◆ REQUEST ◆
Of the lines in this material, how many contain "matplotlib"? Answer with a single number only.

◆ TASK INPUTS ◆
* Start *
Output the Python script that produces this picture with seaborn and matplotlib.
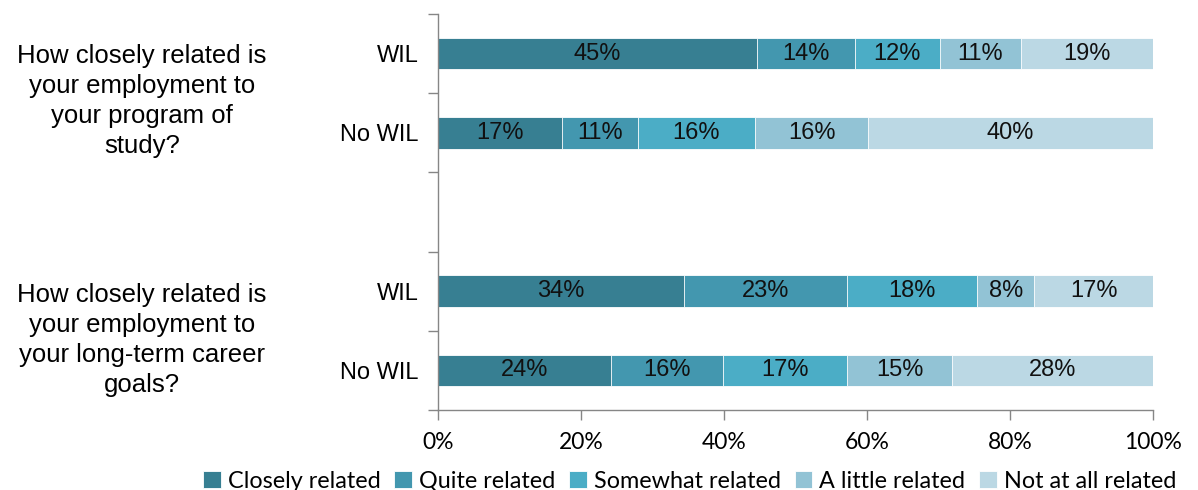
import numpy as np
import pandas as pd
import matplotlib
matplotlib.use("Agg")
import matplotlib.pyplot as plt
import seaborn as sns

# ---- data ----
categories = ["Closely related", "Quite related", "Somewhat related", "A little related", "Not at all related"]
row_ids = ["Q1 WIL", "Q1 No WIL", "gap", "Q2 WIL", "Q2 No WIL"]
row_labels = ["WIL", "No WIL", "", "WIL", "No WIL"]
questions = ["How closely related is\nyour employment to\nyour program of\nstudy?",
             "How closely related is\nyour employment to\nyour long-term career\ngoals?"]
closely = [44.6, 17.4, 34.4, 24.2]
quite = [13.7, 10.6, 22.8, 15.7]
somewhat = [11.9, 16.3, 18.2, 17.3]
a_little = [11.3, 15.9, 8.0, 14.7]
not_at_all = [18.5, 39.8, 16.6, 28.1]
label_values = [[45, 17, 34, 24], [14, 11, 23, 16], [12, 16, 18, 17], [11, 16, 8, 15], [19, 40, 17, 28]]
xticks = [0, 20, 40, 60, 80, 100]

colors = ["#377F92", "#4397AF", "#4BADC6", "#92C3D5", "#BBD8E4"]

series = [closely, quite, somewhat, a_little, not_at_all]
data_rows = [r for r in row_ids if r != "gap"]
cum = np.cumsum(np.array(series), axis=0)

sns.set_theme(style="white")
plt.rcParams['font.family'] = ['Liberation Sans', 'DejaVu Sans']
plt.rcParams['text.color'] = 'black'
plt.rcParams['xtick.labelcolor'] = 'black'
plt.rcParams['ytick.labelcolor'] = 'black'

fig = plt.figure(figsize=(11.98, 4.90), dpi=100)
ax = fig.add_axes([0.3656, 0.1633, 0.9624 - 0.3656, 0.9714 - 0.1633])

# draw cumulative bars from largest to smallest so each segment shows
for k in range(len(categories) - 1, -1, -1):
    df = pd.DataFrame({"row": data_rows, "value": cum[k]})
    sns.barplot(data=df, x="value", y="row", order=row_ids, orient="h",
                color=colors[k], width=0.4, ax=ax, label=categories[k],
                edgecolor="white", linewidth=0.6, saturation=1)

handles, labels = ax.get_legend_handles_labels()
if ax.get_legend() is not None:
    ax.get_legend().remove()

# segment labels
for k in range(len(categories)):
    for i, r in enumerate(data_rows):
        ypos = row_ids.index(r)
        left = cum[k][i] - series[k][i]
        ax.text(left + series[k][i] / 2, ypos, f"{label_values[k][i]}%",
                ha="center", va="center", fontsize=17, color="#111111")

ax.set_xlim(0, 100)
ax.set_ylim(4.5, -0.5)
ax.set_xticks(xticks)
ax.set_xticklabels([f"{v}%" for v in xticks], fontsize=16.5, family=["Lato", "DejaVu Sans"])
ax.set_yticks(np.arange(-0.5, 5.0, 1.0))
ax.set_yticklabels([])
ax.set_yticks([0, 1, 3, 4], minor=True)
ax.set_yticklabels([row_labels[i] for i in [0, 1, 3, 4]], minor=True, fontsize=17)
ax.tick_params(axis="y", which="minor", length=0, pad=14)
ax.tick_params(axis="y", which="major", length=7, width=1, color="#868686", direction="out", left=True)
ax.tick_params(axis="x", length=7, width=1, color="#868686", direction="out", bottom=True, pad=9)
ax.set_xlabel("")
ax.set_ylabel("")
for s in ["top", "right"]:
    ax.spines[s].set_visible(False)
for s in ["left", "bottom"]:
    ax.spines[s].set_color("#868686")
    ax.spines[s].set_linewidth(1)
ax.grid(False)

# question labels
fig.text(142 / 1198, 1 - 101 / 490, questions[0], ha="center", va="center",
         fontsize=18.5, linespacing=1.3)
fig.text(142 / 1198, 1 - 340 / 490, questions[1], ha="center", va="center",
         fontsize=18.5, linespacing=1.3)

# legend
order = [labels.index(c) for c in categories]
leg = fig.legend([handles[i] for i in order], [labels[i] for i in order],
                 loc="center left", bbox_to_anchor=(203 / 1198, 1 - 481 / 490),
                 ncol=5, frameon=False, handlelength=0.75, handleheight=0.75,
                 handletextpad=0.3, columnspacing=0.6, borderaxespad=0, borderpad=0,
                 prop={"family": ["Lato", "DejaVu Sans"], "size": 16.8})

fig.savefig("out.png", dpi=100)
* End *
* Start *
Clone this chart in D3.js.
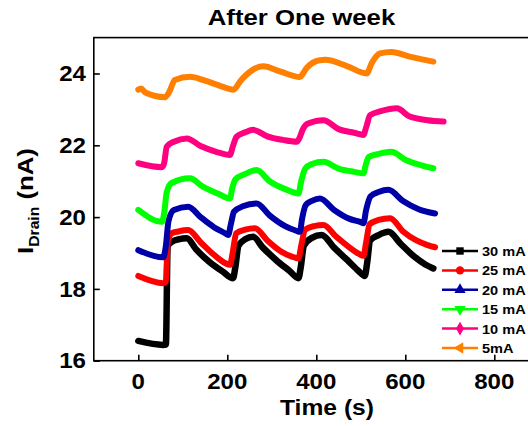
* End *
* Start *
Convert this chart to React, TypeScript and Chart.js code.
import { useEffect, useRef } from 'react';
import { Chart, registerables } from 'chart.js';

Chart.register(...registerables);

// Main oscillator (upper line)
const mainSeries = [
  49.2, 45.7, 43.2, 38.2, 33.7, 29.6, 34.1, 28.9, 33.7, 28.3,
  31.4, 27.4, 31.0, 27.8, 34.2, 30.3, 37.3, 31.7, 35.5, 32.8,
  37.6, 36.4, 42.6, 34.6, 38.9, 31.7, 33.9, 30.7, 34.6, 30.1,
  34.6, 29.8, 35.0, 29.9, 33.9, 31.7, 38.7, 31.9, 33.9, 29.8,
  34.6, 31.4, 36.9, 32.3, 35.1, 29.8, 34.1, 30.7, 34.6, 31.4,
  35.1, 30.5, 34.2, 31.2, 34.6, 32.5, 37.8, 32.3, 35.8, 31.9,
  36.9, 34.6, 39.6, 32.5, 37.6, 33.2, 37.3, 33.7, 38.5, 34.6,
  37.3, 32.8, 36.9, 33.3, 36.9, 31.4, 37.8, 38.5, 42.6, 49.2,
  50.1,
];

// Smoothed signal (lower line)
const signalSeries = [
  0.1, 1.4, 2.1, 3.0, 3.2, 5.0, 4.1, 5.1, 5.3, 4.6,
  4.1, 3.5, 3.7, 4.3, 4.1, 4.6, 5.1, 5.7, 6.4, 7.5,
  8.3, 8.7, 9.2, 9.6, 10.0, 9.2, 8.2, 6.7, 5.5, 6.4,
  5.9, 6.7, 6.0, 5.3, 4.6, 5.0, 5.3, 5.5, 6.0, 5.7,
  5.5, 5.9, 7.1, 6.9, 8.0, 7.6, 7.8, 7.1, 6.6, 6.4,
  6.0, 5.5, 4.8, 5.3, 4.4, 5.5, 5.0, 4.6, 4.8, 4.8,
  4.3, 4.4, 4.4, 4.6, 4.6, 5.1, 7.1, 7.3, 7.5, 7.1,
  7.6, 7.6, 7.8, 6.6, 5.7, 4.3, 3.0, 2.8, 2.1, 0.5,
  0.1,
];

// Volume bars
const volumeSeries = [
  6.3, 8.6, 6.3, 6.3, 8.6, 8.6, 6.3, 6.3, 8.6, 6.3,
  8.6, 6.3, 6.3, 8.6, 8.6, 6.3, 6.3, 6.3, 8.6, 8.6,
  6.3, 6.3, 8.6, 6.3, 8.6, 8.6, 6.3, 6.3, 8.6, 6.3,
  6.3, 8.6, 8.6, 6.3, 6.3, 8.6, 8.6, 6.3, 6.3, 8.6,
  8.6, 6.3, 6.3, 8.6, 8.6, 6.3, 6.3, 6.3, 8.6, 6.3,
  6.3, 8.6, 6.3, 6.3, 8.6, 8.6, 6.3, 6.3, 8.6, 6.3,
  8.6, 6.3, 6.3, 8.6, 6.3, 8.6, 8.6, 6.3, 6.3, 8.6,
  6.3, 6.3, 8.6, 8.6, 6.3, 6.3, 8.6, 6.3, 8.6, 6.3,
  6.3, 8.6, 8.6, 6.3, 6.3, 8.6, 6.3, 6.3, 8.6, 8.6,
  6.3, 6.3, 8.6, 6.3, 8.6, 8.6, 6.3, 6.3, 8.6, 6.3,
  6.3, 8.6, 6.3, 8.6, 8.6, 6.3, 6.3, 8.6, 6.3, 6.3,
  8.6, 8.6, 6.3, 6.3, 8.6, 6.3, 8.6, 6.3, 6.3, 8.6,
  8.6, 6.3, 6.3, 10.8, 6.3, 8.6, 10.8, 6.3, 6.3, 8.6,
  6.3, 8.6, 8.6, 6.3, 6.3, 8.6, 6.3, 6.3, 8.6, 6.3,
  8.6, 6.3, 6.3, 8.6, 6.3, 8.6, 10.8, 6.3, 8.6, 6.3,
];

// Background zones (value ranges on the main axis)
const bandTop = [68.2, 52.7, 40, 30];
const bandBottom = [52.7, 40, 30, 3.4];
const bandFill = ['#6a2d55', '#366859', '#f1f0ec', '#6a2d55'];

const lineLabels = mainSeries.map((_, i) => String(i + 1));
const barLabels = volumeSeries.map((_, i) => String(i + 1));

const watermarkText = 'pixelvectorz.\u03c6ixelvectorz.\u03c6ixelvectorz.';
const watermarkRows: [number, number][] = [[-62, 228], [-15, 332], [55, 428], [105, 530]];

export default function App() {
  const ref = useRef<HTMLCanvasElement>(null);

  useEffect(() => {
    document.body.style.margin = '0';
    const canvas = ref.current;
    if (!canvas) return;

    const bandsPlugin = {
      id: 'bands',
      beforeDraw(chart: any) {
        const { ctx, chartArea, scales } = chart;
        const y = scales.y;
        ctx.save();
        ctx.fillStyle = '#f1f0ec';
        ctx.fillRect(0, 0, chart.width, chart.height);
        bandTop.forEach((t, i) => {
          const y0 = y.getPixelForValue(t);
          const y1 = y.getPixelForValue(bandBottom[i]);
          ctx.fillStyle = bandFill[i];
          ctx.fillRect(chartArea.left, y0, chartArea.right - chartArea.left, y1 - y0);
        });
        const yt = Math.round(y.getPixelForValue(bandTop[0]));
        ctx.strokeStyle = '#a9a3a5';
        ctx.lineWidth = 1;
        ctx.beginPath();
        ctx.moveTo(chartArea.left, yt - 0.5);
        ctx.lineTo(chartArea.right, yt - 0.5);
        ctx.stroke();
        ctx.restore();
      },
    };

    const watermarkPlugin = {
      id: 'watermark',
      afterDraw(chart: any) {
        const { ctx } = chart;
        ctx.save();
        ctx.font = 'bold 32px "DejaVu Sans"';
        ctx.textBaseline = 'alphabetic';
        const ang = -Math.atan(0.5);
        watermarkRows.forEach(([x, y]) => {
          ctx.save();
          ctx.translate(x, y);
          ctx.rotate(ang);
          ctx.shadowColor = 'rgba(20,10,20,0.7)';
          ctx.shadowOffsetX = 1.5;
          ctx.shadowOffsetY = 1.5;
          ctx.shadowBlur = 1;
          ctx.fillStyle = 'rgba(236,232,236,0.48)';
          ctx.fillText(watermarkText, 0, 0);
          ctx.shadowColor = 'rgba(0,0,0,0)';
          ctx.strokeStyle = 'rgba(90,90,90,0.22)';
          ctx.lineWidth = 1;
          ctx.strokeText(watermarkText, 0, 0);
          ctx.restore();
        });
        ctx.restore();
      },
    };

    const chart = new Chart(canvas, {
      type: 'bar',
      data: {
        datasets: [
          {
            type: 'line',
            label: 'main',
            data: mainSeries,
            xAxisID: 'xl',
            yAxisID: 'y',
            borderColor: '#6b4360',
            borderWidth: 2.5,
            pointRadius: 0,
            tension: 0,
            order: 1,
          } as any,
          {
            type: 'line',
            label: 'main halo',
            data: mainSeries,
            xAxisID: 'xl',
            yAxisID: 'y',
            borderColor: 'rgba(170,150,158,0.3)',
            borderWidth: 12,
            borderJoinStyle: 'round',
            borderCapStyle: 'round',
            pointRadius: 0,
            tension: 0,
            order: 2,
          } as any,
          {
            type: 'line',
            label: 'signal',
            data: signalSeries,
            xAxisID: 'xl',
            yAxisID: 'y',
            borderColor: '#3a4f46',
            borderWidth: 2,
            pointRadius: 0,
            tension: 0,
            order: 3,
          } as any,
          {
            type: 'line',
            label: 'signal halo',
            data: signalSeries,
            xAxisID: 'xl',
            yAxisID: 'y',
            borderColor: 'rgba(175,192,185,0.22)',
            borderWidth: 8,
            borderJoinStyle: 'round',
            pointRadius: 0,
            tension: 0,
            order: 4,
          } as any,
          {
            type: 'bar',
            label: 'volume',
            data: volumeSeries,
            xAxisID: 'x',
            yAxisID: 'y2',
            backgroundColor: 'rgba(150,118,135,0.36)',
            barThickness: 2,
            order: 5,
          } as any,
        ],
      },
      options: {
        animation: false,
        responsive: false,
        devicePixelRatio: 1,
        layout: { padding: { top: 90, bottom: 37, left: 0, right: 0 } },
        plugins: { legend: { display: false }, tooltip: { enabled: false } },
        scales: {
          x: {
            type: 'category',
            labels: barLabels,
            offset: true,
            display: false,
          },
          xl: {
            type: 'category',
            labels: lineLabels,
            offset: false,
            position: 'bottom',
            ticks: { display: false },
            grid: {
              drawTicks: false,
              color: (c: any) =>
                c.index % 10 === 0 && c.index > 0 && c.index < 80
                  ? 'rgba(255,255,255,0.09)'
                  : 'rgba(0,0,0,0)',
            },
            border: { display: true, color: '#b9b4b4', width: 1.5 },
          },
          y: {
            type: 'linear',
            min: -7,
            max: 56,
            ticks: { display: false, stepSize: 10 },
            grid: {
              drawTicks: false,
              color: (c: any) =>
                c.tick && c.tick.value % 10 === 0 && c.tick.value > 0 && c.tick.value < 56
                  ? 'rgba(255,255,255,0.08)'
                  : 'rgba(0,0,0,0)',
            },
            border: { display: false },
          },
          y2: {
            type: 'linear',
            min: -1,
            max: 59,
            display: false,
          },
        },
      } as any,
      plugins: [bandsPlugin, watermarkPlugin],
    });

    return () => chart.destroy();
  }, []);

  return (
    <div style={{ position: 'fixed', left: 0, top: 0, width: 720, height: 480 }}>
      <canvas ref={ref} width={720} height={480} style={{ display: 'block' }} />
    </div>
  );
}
* End *
◆ EXPECTED OUTPUT ◆
4